Holy Trinity Church is a Church of England parish church based in Crockham Hill, Kent, England. It was constructed in 1842 and is a Grade II listed building.

== History ==
The idea for the construction of Holy Trinity Church came from Charles Warde from Westerham, who noticed there was no Church of England place of worship in Crockham Hill. Warde funded the construction of the church in 1842 with assistance from an endowment granted by his sister E Mildmay. Warde became patron of the church, establishing a tradition that a member of the Warde family would be a patron of the church – a tradition that currently continues. The church was granted Grade II listed building status in 1954 for its Victorian-medieval style architecture and original fittings. In 2019, the church was subject to a burglary and the original Victorian lectern was stolen.

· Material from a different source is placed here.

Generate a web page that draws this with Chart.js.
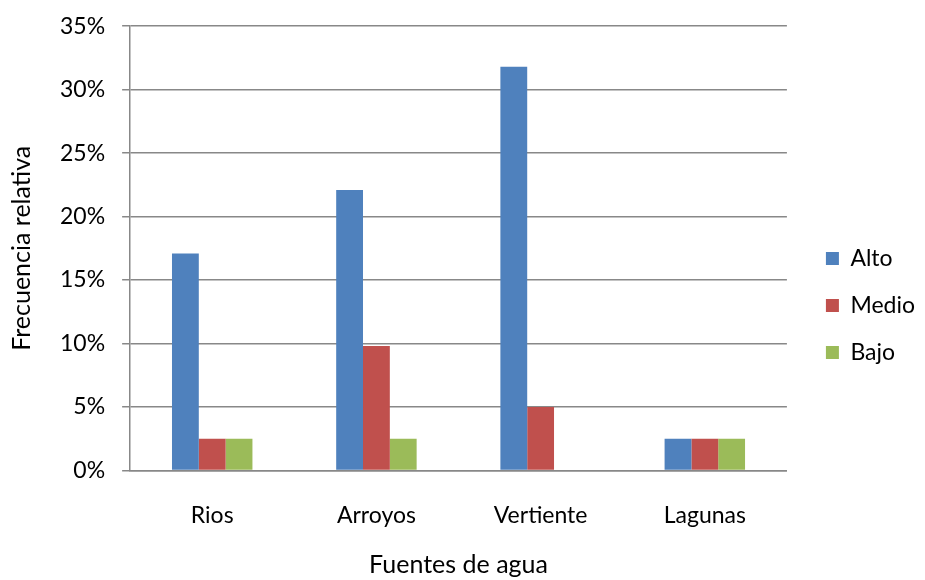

The church's association with the social reformer Octavia Hill also provided a reason for its Grade II listed status. Hill lived in Crockham Hill and worshipped at the church. She was responsible for the purchase of the land surrounding the church for the National Trust. Hill is buried in Holy Trinity's churchyard under a yew tree; there is a memorial sarcophagus inside the church.

== Ecclesiastic use ==
After initial construction, the church was a part of the parish of Westerham St Mary's until 1845 when it became its own parish. In 1981, the Church of England decided that Holy Trinity Church's parish should be merged with that of nearby St Peter and St Paul's, Edenbridge, with an associate vicar taking services at Crockham Hill and the Warde patronage suspended. The decision was not popular locally due to the historical associations with Westerham being ignored, and the Bishop of Rochester appointed the future Archdeacon of Tonbridge Richard Mason as the priest-in-charge to smooth over relations. This situation continued until 2014, when Holy Trinity Church became its own independent parish again with the induction of a new vicar translated from St Mark's Church, Royal Tunbridge Wells.